Volkswagen AG and Ford announced on Tuesday that they will be looking into organizing a partnership that could include projects such as a joint development of commercial vehicles. The companies made sure to note that no equity or ownership arrangements would be made.
The two companies have positions in different commercial vehicle segments already, so this alliance could lead to strong performance in a competitive market. The industry has become more competitive lately due to changing driver habits and technology-savvy rivals.
“This potential alliance with the Volkswagen Group is another example of how we can become more fit as a business, while creating a winning global product portfolio and extending our capabilities,” said Jim Farley, Ford’s president of Global Markets.

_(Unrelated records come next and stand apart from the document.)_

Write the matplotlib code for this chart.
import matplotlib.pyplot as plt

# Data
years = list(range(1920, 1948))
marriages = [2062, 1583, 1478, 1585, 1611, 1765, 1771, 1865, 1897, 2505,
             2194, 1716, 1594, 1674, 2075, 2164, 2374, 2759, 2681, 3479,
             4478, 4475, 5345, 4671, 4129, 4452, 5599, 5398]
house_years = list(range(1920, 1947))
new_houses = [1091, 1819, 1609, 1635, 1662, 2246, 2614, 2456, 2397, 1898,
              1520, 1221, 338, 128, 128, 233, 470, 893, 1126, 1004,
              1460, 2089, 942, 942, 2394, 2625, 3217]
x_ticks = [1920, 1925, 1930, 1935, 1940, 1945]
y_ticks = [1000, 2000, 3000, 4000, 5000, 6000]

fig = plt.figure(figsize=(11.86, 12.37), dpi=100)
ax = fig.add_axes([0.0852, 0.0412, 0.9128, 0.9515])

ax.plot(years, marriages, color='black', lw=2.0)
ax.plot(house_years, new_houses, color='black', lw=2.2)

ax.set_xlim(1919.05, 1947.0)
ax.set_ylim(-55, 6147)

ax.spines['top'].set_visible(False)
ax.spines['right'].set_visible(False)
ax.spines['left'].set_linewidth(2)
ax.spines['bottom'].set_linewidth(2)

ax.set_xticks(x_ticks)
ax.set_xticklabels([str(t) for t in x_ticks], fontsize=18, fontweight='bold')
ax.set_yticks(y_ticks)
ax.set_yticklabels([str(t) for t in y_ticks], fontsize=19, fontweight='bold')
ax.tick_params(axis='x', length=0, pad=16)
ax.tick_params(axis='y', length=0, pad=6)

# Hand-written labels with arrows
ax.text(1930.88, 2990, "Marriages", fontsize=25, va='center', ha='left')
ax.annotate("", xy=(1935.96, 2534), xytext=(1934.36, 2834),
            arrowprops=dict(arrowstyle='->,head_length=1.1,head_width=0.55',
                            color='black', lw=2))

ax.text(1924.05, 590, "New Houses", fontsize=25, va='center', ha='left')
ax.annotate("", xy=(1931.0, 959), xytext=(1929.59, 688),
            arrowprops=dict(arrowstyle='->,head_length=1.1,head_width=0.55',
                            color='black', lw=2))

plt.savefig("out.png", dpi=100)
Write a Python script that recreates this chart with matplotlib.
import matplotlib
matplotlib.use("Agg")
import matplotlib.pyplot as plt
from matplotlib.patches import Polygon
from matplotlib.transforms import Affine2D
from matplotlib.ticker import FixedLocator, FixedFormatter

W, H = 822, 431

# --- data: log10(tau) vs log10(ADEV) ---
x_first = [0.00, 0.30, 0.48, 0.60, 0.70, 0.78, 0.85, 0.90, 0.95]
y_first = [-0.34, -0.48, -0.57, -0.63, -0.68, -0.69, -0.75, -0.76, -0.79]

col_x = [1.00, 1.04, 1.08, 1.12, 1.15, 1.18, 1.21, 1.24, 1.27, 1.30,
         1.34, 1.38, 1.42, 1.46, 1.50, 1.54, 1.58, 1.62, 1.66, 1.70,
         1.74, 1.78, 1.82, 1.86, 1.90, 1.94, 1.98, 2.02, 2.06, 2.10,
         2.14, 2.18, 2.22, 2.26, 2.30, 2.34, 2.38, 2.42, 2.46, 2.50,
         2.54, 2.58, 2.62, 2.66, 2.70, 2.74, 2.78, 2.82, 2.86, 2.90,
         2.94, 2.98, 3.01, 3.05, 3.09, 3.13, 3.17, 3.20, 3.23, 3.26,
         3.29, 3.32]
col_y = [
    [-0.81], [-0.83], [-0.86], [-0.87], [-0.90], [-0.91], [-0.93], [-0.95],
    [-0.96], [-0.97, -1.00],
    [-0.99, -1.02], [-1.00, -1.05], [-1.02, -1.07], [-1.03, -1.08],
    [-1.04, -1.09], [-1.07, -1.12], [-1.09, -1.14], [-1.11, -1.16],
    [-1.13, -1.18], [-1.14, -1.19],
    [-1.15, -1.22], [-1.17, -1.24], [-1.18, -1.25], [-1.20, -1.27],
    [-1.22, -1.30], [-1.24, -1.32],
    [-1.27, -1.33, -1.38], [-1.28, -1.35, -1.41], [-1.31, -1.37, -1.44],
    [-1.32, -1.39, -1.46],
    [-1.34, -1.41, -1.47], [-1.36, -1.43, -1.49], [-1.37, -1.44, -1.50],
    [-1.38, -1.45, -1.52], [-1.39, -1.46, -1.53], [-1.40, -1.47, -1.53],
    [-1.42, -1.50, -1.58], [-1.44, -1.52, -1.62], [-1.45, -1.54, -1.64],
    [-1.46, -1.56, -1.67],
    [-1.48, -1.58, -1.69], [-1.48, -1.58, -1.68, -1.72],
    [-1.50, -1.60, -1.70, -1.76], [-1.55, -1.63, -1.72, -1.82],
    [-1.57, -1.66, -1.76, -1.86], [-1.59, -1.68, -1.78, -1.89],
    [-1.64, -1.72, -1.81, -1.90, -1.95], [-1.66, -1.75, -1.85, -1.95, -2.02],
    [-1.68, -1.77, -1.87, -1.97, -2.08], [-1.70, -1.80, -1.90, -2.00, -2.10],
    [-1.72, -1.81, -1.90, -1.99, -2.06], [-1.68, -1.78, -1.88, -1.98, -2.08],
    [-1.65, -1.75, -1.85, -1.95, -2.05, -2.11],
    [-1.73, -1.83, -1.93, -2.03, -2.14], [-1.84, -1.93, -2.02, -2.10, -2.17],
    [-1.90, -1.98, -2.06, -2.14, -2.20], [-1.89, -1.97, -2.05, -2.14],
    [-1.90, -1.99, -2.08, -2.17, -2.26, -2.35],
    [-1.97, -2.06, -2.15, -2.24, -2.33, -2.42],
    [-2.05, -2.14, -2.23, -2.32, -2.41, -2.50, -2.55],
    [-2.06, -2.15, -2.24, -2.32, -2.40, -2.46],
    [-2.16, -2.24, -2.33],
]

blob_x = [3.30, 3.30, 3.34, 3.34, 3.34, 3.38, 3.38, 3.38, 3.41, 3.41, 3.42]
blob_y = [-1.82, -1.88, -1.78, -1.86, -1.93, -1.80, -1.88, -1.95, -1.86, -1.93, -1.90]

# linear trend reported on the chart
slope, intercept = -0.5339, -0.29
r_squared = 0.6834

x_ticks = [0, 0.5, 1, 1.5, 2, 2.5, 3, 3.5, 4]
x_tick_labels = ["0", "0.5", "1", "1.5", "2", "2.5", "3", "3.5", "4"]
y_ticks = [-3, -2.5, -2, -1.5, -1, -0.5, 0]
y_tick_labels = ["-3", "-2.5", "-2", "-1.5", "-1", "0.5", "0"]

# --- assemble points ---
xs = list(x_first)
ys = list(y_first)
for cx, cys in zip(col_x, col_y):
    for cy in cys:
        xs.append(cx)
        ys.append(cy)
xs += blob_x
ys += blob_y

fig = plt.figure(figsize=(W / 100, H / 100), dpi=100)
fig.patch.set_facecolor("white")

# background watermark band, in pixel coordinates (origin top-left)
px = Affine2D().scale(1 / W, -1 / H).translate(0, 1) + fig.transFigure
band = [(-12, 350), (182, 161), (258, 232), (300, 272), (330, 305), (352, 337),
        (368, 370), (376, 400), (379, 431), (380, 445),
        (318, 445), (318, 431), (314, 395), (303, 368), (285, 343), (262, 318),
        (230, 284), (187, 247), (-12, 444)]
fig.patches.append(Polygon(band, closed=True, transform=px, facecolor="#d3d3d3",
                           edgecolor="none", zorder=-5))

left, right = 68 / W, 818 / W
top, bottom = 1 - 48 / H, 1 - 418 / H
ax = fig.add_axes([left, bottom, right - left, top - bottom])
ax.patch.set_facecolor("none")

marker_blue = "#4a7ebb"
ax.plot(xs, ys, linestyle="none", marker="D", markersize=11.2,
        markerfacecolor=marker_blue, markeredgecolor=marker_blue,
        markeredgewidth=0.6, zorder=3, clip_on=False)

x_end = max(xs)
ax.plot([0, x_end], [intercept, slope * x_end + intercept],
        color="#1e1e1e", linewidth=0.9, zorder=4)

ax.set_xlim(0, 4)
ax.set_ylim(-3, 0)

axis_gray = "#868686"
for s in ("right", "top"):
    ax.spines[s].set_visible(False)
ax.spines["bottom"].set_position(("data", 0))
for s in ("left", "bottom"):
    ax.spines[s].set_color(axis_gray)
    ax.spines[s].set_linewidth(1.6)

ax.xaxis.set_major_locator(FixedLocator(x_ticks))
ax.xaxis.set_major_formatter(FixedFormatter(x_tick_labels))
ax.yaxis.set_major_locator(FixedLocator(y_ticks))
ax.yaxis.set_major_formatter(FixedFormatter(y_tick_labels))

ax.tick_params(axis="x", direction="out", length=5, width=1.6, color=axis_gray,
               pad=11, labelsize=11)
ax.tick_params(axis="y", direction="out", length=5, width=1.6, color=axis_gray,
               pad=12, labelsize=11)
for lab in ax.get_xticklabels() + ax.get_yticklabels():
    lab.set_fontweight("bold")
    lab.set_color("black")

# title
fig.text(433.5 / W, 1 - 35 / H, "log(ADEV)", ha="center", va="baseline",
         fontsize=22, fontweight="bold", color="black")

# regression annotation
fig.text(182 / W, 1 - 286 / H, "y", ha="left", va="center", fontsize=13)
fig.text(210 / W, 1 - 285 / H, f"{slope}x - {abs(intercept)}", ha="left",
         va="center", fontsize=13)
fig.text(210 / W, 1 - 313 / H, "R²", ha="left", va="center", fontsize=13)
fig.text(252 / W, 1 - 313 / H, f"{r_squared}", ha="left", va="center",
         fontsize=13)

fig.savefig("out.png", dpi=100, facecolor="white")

This comes less than two months after the announcement that BMW and Daimler merged their untraditional operations. Many traditional automakers, including Volkswagen and Ford, are investing in new technologies like electric and self-driving cars along with Google’s parent company Alphabet and Tesla. But there is still money to be made in traditional business.
To contend with emissions standards in Europe, Ford is already testing hybrid vans that can go into electric mode at the flip of a switch when driving in low-emission zones.
Peter Wells, a professor of business and sustainability at the Center for Automotive Industry Research at Cardiff University in Wales told the New York Times that the partnership between Volkswagen and Ford could allow the companies to take advantage of growth in demand for electric delivery vans as many authorities look to exclude diesel.
In the commercial vehicle landscape, Volkswagen has aready agreed to a partnership with Toyota’s Hino Motors on self-driving trucks and owns stake in Navistar in North America and Sinotruk, a Chinese truck maker.